Summary:
UCLA researchers in the Department of Electrical and Computer Engineering have developed a transformer-based, high-density power delivery architecture that enables efficient, scalable, and low-loss energy distribution for next-generation wafer-scale and chiplet-based systems.
Background:
Chiplet-based and wafer-scale integrated systems demand increasingly high power levels, requiring dense and efficient power delivery networks to minimize losses and support scaling. However, conventional approaches, such as buck and switched-capacitor converters are limited in achievable efficiency and power density, while also introducing challenges in thermal management and noise coupling. These limitations become more pronounced at wafer scale, where power delivery must support large-area integration and high compute density. As next-generation applications in artificial intelligence and high-performance computing continue to scale, existing power delivery solutions present a fundamental bottleneck in efficiency, scalability, and integration. Thus, there remains an unmet need for a high-efficiency, high-density power delivery architecture tailored for wafer-scale and chiplet-based systems.
Innovation:
To address these limitations, Professor Subu Iyer and his research team have developed a high-efficiency power delivery architecture using substrate- and wafer-level integrated transformer arrays for chiplet-based systems.

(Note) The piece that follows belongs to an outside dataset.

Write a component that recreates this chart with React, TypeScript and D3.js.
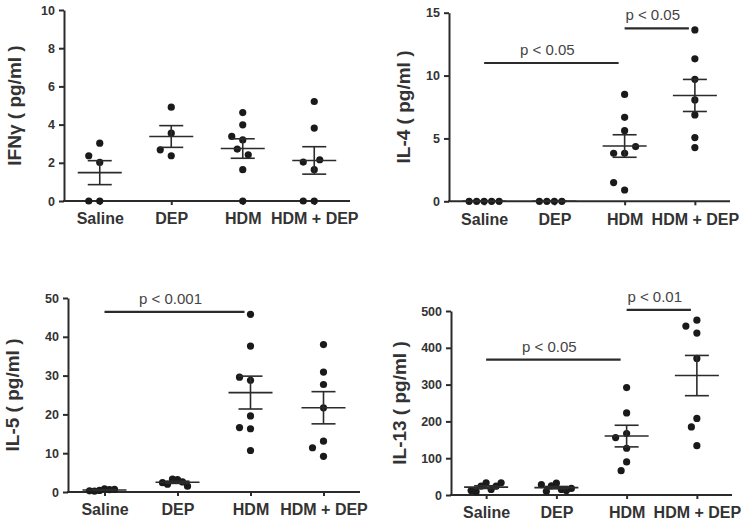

The design employs high turns-ratio (at least 48:1) transformers with high-permeability magnetic materials to enable efficient high-voltage AC distribution and direct AC-to-AC conversion. The system achieves above 90% efficiency and over 1 W/mm2 power density, outperforming conventional approaches. The use of embedded transformer arrays enables direct integration within silicon interconnect fabrics (Si-IF), supporting compact and scalable implementation. This architecture enables scalable, low-loss delivery of multi-kilowatt power on a single wafer, addressing a key bottleneck for next-generation AI and high-performance computing systems.
Potential Applications:
● Large-scale AI/HPC power delivery networks
● Wafer-scale integrated systems
● Advanced semiconductor fabrication processes
● Embedded transformer-based power architectures
● High-density chiplet-based platforms
Advantages:
● High power density ( >1 W/mm2) with >90% efficiency
● Direct, localized point-of-load conversion
● Reduced IR drop and parasitic losses
● Scalable to multi-kW wafer-level systems
● Efficient high-voltage AC power distribution
State of Development:
First successful demonstration in process.
Related Publications:
1. S. S. Iyer, S. Jangam and B. Vaisband, "Silicon interconnect fabric: A versatile heterogeneous integration platform for AI systems," in IBM Journal of Research and Development, vol. 63, no. 6, pp. 5:1-5:16, 1 Nov.-Dec. 2019, doi: 10.1147/JRD.2019.2940427.
2. S. Jangam and S. S. Iyer, "Silicon-Interconnect Fabric for Fine-Pitch (≤10 μm) Heterogeneous Integration," in IEEE Transactions on Components, Packaging and Manufacturing Technology, vol. 11, no. 5, pp. 727-738, May 2021, doi: 10.1109/TCPMT.2021.3075219.
Reference:
UCLA Case No. 2026-075
Lead Inventor:
Professor Subramanian Iyer